Single by TRF

from the album Billionaire: Boy Meets Girl
- Released: June 22, 1994
- Recorded: 1994
- Genre: J-pop
- Label: Avex Entertainment
- Songwriter: Tetsuya Komuro
- Producer: Tetsuya Komuro

TRF singles chronology
| "Survival Dance (No No Cry More)" (1994) | "Boy Meets Girl" (1994) | "Crazy Gonna Crazy" (1995) |

Music video
- "Boy Meets Girl" on YouTube

= Boy Meets Girl (song) =

1994 single by TRF

"Boy Meets Girl" (stylized as "BOY MEETS GIRL") is a song by Japanese band TRF. The song was released on June 22, 1994 as their seventh single.

==Background and release==

"Boy Meets Girl" was written and produced by Tetsuya Komuro. It is inspired by Eurobeat music, and it is composed of synths at 135 BPM. The song was featured in a Coca-Cola commercial. The single was first released on June 22, 1994, and then re-released on November 29, 2006. The fourth track on the single, "Boy Meets Girl (Twilight Mix "Tribute to Ayrton Senna")", is a tribute to Ayrton Senna after his death in 1994.

==Reception==
"Boy Meets Girl" peaked at #3 on Oricon Weekly Singles Chart. The song is one of TRF and Tetsuya Komuro's most identifiable songs and is credited for being one of the first to introduce the Japanese public to dance music.

==Track listing==

| No. | Title | Lyrics | Music | Arrangement | Length |
|---|---|---|---|---|---|
| 1. | "Boy Meets Girl" (Radio on Air Mix) | Tetsuya Komuro | Tetsuya Komuro | Tetsuya Komuro |  |
| 2. | "Boy Meets Girl" (Dance 12" Mix) | Tetsuya Komuro | Tetsuya Komuro | Tetsuya Komuro |  |
| 3. | "Boy Meets Girl" (Tribal Mix "Japanese Traditional") | Tetsuya Komuro | Tetsuya Komuro | Tetsuya Komuro |  |
| 4. | "Boy Meets Girl" (Twilight Mix "Tribute to Ayrton Senna") | Tetsuya Komuro | Tetsuya Komuro | Tetsuya Komuro |  |

==In popular culture==

A remix titled "Boy Meets Girl (Da! Da! Da! Remix)" was featured as the ending theme to the 2000 anime series UFO Baby. The single was released on August 23, 2000.

==Cover versions==

The song was covered by World Order on their self-titled debut album.

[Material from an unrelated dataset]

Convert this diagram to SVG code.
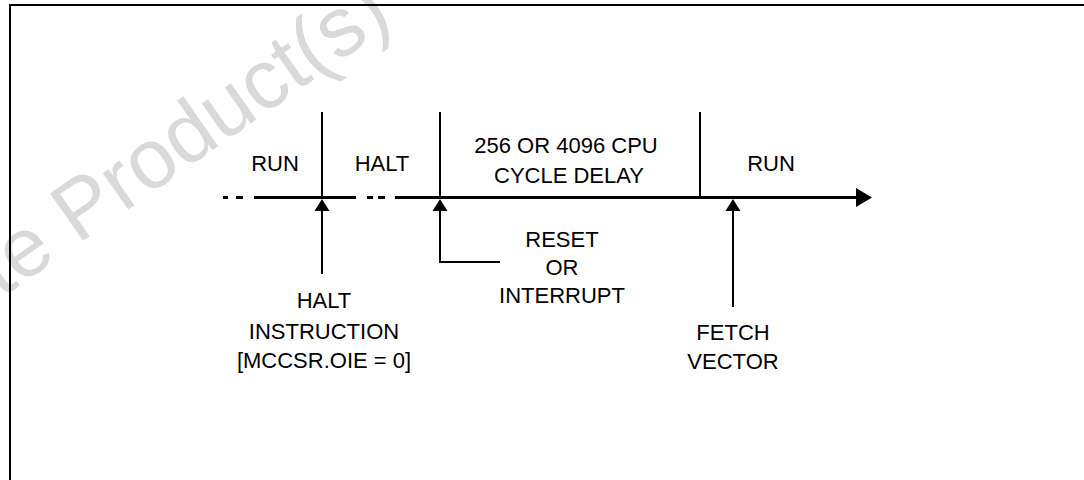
<svg xmlns="http://www.w3.org/2000/svg" width="1084" height="480" viewBox="0 0 1084 480">
<style>
.t{font-family:"Liberation Sans",Arial,sans-serif;font-size:22px;fill:#000;text-anchor:middle}
.wm{font-family:"Liberation Sans",Arial,sans-serif;font-size:84px;fill:#d9d9d9}
.ln{stroke:#000;stroke-width:2;fill:none}
.tl{stroke:#000;stroke-width:3;fill:none}
</style>
<defs>
<marker id="ah" viewBox="0 0 15 12" refX="7.5" refY="0" markerWidth="15" markerHeight="12" markerUnits="userSpaceOnUse" orient="0">
<path d="M0,12 L7.5,0 L15,12 Z" fill="#000"/>
</marker>
</defs>
<rect width="1084" height="480" fill="#fff"/>
<text class="wm" transform="translate(-217,451) rotate(-35)">Obsolete Product(s) - Obsolete Product(s)</text>
<g id="frame">
<path class="ln" d="M10,480 V5 H1084"/>
</g>
<g id="connectors">
<path class="tl" d="M223,197.5 H228 M236,197.5 H243 M254,197.5 H356 M367,197.5 H373 M378,197.5 H385 M395,197.5 H856"/>
<polygon points="856,188 872,197.5 856,207" fill="#000"/>
<path class="ln" d="M322,112 V197 M440,112 V197 M700,112 V197"/>
<path class="ln" d="M322,274 V210"/>
<polygon points="314.5,211 322,199 329.5,211" fill="#000"/>
<path class="ln" d="M500,262 H440 V210"/>
<polygon points="432.5,211 440,199 447.5,211" fill="#000"/>
<path class="ln" d="M733,307 V210"/>
<polygon points="725.5,211 733,199 740.5,211" fill="#000"/>
</g>
<g id="run1"><text class="t" x="275" y="171">RUN</text></g>
<g id="halt"><text class="t" x="382" y="171">HALT</text></g>
<g id="delay"><text class="t" x="566" y="153">256 OR 4096 CPU</text><text class="t" x="569" y="183">CYCLE DELAY</text></g>
<g id="run2"><text class="t" x="771" y="171">RUN</text></g>
<g id="halt-instr"><text class="t" x="324" y="308">HALT</text><text class="t" x="324" y="339">INSTRUCTION</text><text class="t" x="324" y="368">[MCCSR.OIE = 0]</text></g>
<g id="reset"><text class="t" x="562" y="247">RESET</text><text class="t" x="562" y="275">OR</text><text class="t" x="562" y="303">INTERRUPT</text></g>
<g id="fetch"><text class="t" x="733" y="340">FETCH</text><text class="t" x="733" y="369">VECTOR</text></g>
</svg>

===Pretty Rhythm versions===

Japanese girl group Prizmmy released a cover of "EZ Do Dance" as their 8th single on July 24, 2013 in collaboration between Avex Pictures and the Pretty Rhythm franchise to honor TRF's 20th anniversary. The song served as the first opening theme song to the anime series Pretty Rhythm: Rainbow Live. The single charted at #79 on the Oricon Weekly Singles Chart.

Over the Rainbow, side characters from Pretty Rhythm: Rainbow Live, also provided a cover of "Boy Meets Girl" on their first album. The song was performed by the characters Kouji Mihama (voiced by Tetsuya Kakihara), Hiro Hayami (voiced by Tomoaki Maeno), and Kazuki Nishina (voiced by Toshiki Masuda). The song was also performed by Koji Kominami, Taishi Sugie, Takuto Omi in the stage play adaptation, King of Prism: Over the Sunshine!